The star formation rates in these clusters approached that of the entire Milky Way, even though the structures are only a tiny fraction of the Milky Way's size. The results show that ram pressure not only strips gas away, but can compress it and trigger abundant star formation.

The existence of this jellyfish galaxy at such an early stage in the Universe means that our understanding has to be updated in several ways.

“The first is that cluster environments were already harsh enough to strip galaxies, and the second is that galaxy clusters may strongly alter galaxy properties earlier than expected,” Roberts said. “Another is that all the challenges listed might have played a part in building the large population of dead galaxies we see in galaxy clusters today. This data provides us with rare insight into how galaxies were transformed in the early universe.”

Quenching on this scale wasn't expected so soon in the Universe, but finding this example could explain some other findings. Astronomers have found quenched galaxies at z ~ 2-4. These galaxies must have formed massive numbers of stars extremely rapidly, and then shut down when the Universe was only about 1 or 2 billion years old. Astronomers call these "red nuggets," and have puzzled over how they formed.

*This is NGC 1277, the most well-studied red nugget galaxy. Its stars formed in a 100 million year timespan about 12 billion years ago. This research shows that ram pressure stripping could've been responsible. Its stars are all aged and reddened now. Image Credit: By ESA/Hubble, CC BY 4.0, https://commons.wikimedia.org/w/index.php?curid=46758561*

The researchers stress that COSMOS2020-635829 is still only a candidate jellyfish galaxy at this point. But it's still significant. "Given the paucity of direct evidence for RPS at z > 1, COSMOS2020-635829 represents an important new addition to the broader understanding of environmental quenching at these early times," they write.

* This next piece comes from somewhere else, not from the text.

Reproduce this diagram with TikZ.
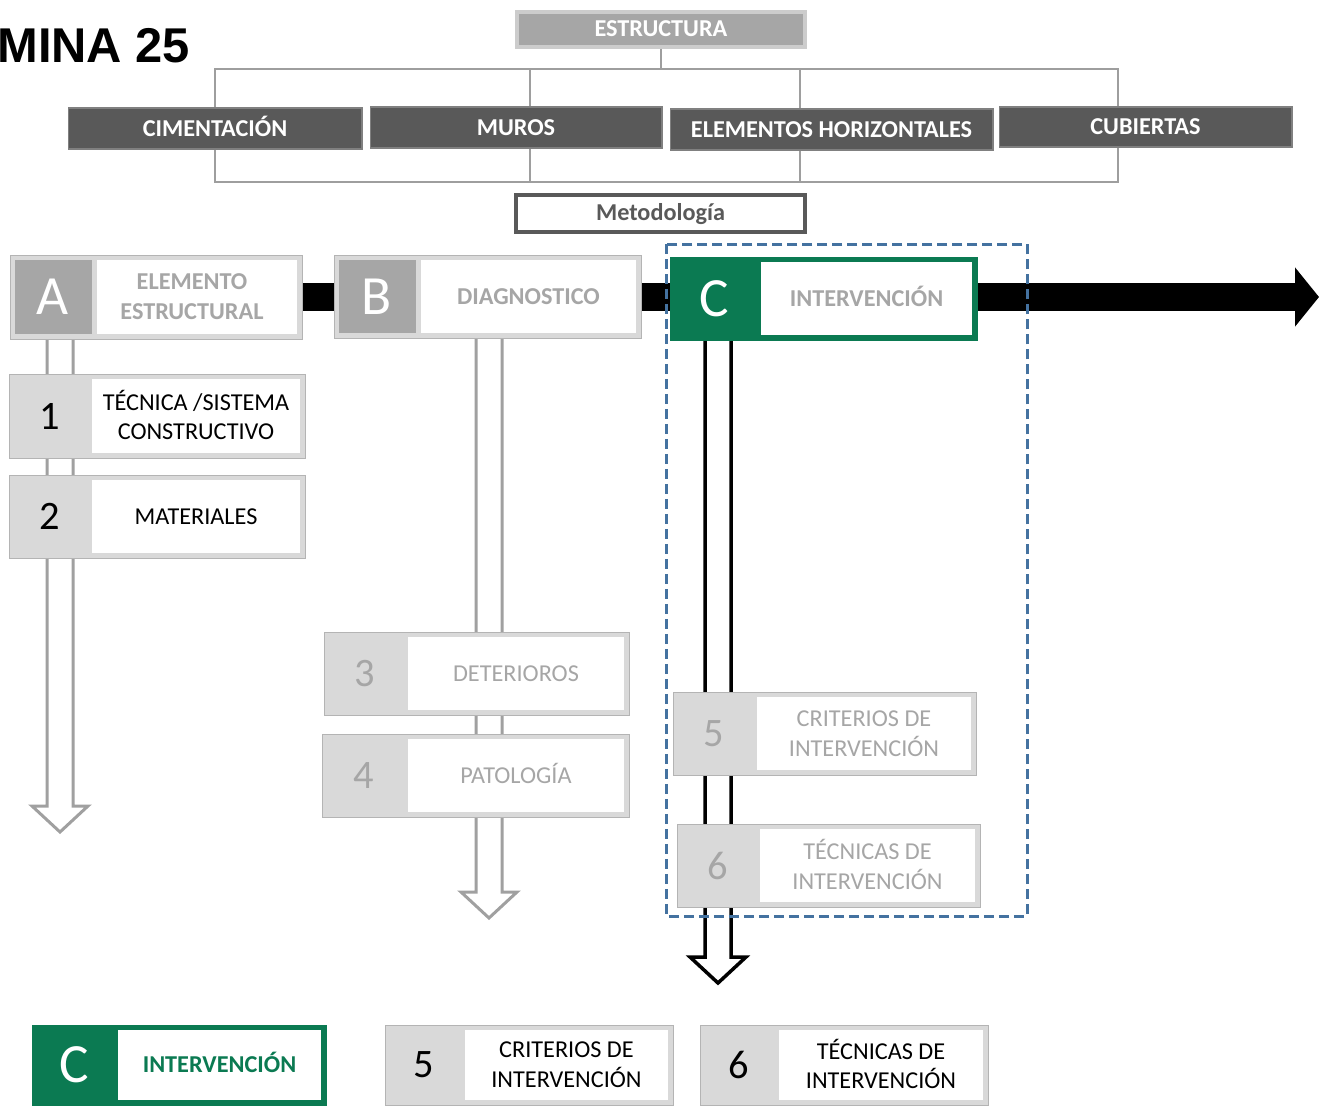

This study is also another example of how the JWST continues to be a resounding success. It was built with several objectives in mind, and one was studying the very early Universe. It has successfully peered into the cosmos' distant past and helped us re-orient our understanding of these early epochs.

Assuming that it's eventually confirmed as a jellyfish galaxy, the JWST's observations will help astrophysicists constrain the quenching mechanisms native to the very early Universe. But more observations are needed to confirm it.

"COSMOS2020-635829 is now an important laboratory in this regard and efforts moving forward will be dedicated to confirming the nature of this galaxy via multiwavelength observations of the candidate ram-pressure tail presented in this work," the researchers conclude.